Dec 12
preview
There is something that veteran traders surely haven’t missed: the single-stock skew—the difference between bearish put-option and bullish call-option implied volatility—is at the highest level in over a year.
As usual, the options market is a cauldron of coiled anxiety at the start of the third-quarter earnings season, reflecting investor worries about earnings growth. Earnings estimates for the third quarter show little expectation that corporate earnings reports will prove to be much of anything. The elevated skew suggests that investors have bought bearish puts to hedge earnings reports, anticipating headwinds from rising inflation and tough-to-beat comps.
This is the perfect kindling that could spark relief rallies in certain stocks on earnings day, and possibly extend even to broad indexes.
First, the macro context is tough. The economy is beset by inflationary pressures.

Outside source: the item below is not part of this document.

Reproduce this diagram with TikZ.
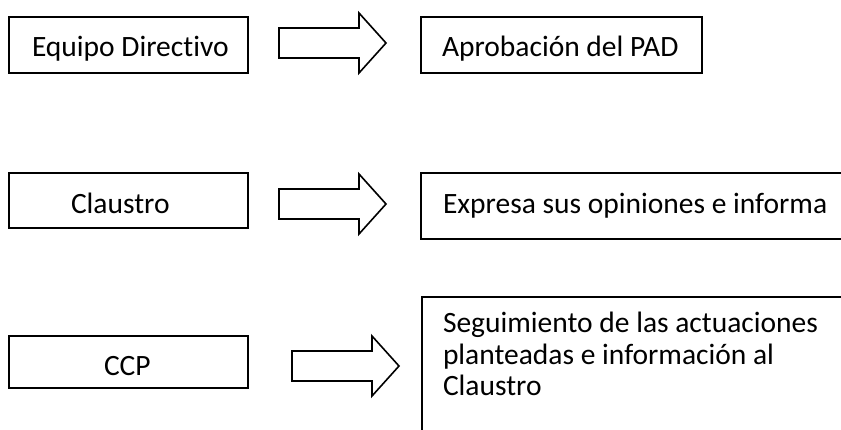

Supply chains are struggling to keep pace with demand buttressed by still-expansive monetary policy. Economic growth, the driver of corporate earnings, is showing signs of slowing down after a few stellar quarters. The political drama in Washington doesn’t help although it seems to have been brought to a low boil for now.

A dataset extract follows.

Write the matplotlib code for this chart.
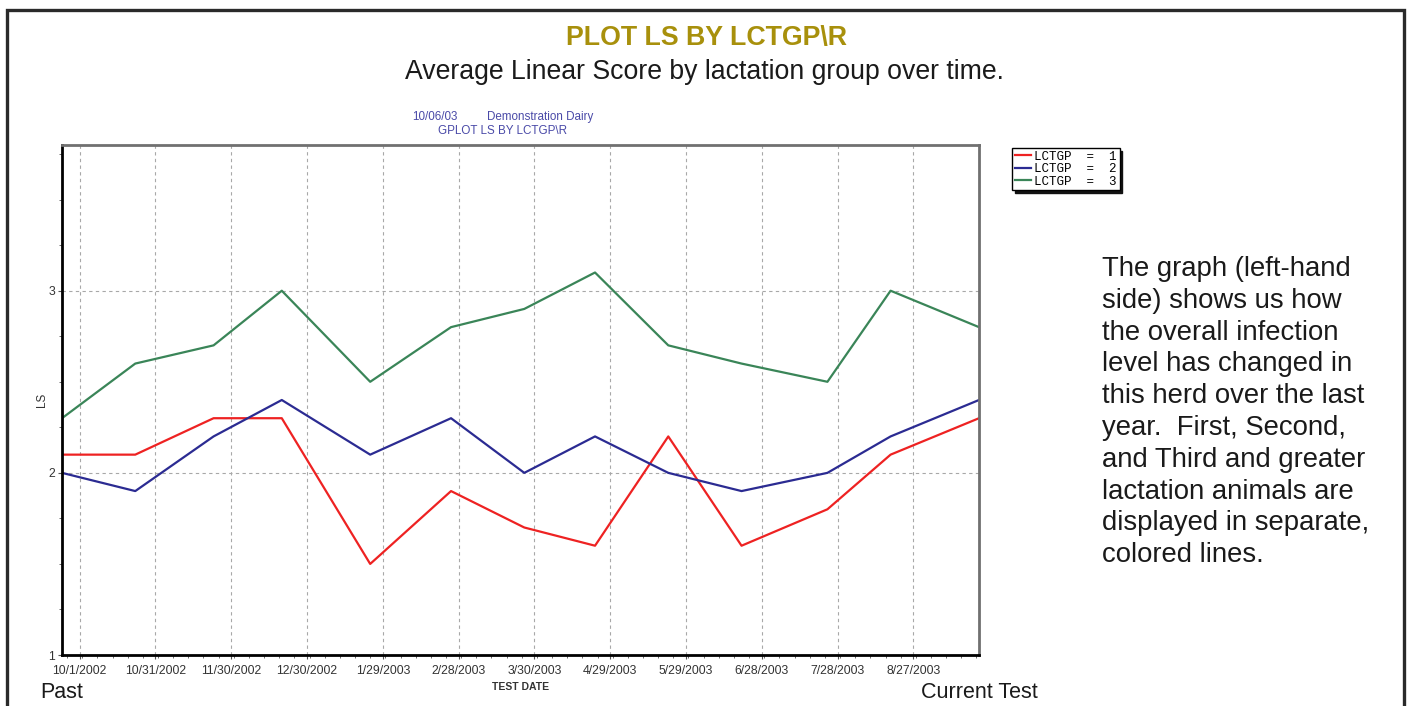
import numpy as np
import pandas as pd
import matplotlib
matplotlib.use("Agg")
import matplotlib.pyplot as plt
import matplotlib.dates as mdates
from matplotlib.patches import Rectangle

plt.rcParams['font.family'] = ['Liberation Sans', 'DejaVu Sans']

# test dates and average linear score per lactation group
test_dates = pd.to_datetime([
    "2002-09-24", "2002-10-23", "2002-11-23", "2002-12-20", "2003-01-24",
    "2003-02-25", "2003-03-26", "2003-04-23", "2003-05-22", "2003-06-20",
    "2003-07-24", "2003-08-18", "2003-09-22"])
ls_lact1 = [2.1, 2.1, 2.3, 2.3, 1.5, 1.9, 1.7, 1.6, 2.2, 1.6, 1.8, 2.1, 2.3]
ls_lact2 = [2.0, 1.9, 2.2, 2.4, 2.1, 2.3, 2.0, 2.2, 2.0, 1.9, 2.0, 2.2, 2.4]
ls_lact3 = [2.3, 2.6, 2.7, 3.0, 2.5, 2.8, 2.9, 3.1, 2.7, 2.6, 2.5, 3.0, 2.8]

series_labels = ["LCTGP  =  1", "LCTGP  =  2", "LCTGP  =  3"]
series_colors = ["#ee2222", "#2b2b92", "#3a8558"]

tick_labels = ["10/1/2002", "10/31/2002", "11/30/2002", "12/30/2002",
               "1/29/2003", "2/28/2003", "3/30/2003", "4/29/2003",
               "5/29/2003", "6/28/2003", "7/28/2003", "8/27/2003"]
tick_dates = pd.to_datetime(tick_labels, format="%m/%d/%Y")

side_text = ("The graph (left-hand\nside) shows us how\nthe overall infection\n"
             "level has changed in\nthis herd over the last\nyear.  First, Second,\n"
             "and Third and greater\nlactation animals are\ndisplayed in separate,\n"
             "colored lines.")

W, H = 1408, 706
fig = plt.figure(figsize=(W / 100, H / 100), dpi=100)
fig.patch.set_facecolor('white')

# outer page frame (open at the bottom)
fig.add_artist(Rectangle((7 / W, -0.05), (1404 - 7) / W, 1.05 - 10 / H,
                         transform=fig.transFigure, fill=False,
                         edgecolor='#2a2a2a', linewidth=2.4))

ax = fig.add_axes([62 / W, 1 - 655 / H, (979 - 62) / W, (655 - 145) / H])

for vals, lab, col in zip([ls_lact1, ls_lact2, ls_lact3], series_labels, series_colors):
    ax.plot(test_dates, vals, color=col, linewidth=1.6, label=lab)

ax.set_xlim(test_dates[0], test_dates[-1])
ax.set_ylim(1, 3.8)
ax.set_yticks([1, 2, 3])
ax.set_yticks(np.arange(1, 3.8, 0.25), minor=True)
ax.set_xticks(tick_dates)
ax.set_xticklabels(tick_labels)
ax.xaxis.set_minor_locator(mdates.DayLocator(interval=6))

ax.grid(True, which='major', color='#a8a8a8', linestyle=(0, (3, 3)), linewidth=0.8)
ax.tick_params(axis='both', which='major', labelsize=8.8, labelcolor='#333333',
               length=3, color='#555555', pad=2)
ax.tick_params(axis='x', which='major', pad=4)
ax.tick_params(axis='both', which='minor', length=2, color='#555555')

for side in ['left', 'bottom']:
    ax.spines[side].set_color('black')
    ax.spines[side].set_linewidth(2)
for side in ['top', 'right']:
    ax.spines[side].set_color('#707070')
    ax.spines[side].set_linewidth(2)

ax.set_xlabel('TEST DATE', fontsize=7.5, fontweight='bold', color='#333333', labelpad=4)
ax.set_ylabel('LS', fontsize=8.5, color='#333333', labelpad=0)

leg = ax.legend(loc='upper left', bbox_to_anchor=(1012 / W, 1 - 148 / H),
                bbox_transform=fig.transFigure, prop={'family': 'Liberation Mono', 'size': 9},
                frameon=True, fancybox=False, shadow={'color': '#111111', 'alpha': 1},
                edgecolor='black', framealpha=1, borderpad=0.2, labelspacing=0.05,
                handlelength=1.3, handletextpad=0.3, borderaxespad=0)
leg.get_frame().set_linewidth(1.0)

# titles
fig.text(707 / W, 1 - 38 / H, 'PLOT LS BY LCTGP\\R', ha='center', va='center',
         fontsize=19.3, fontweight='bold', color='#a8900c')
fig.text(704 / W, 1 - 72 / H, 'Average Linear Score by lactation group over time.',
         ha='center', va='center', fontsize=19.2, color='#1a1a1a')
fig.text(412 / W, 1 - 117 / H, '10/06/03', ha='left', va='center',
         fontsize=8.4, color='#4a4aa8')
fig.text(487 / W, 1 - 117 / H, 'Demonstration Dairy', ha='left', va='center',
         fontsize=8.4, color='#4a4aa8')
fig.text(503 / W, 1 - 131 / H, 'GPLOT LS BY LCTGP\\R', ha='center', va='center',
         fontsize=8.4, color='#4a4aa8')

fig.text(40 / W, 1 - 693 / H, 'Past', ha='left', va='center', fontsize=15.5, color='#1a1a1a')
fig.text(1038 / W, 1 - 693 / H, 'Current Test', ha='right', va='center',
         fontsize=15.5, color='#1a1a1a')

fig.text(1102 / W, 1 - 256 / H, side_text, ha='left', va='top', fontsize=19.8,
         color='#1a1a1a', linespacing=1.29)

fig.savefig('out.png', dpi=100, facecolor='white')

There are many crosscurrents in the market, too. The S&P 500 index is near all-time highs. Valuations don’t scream “cheap!”
For option traders, this is the kind of environment that makes careers. An event-heavy calendar where many investors appear to be hedging. This creates the possibility of price-chasing if - as is likely - some of the expectations are beat by solid margins. Goldman Sachs has been advising their clients to look at calls that expire in one month, with strike prices just above the current stock price. This is generally where you can expect the most oomph - your exposure (and profit) will grow fastest if your view is correct.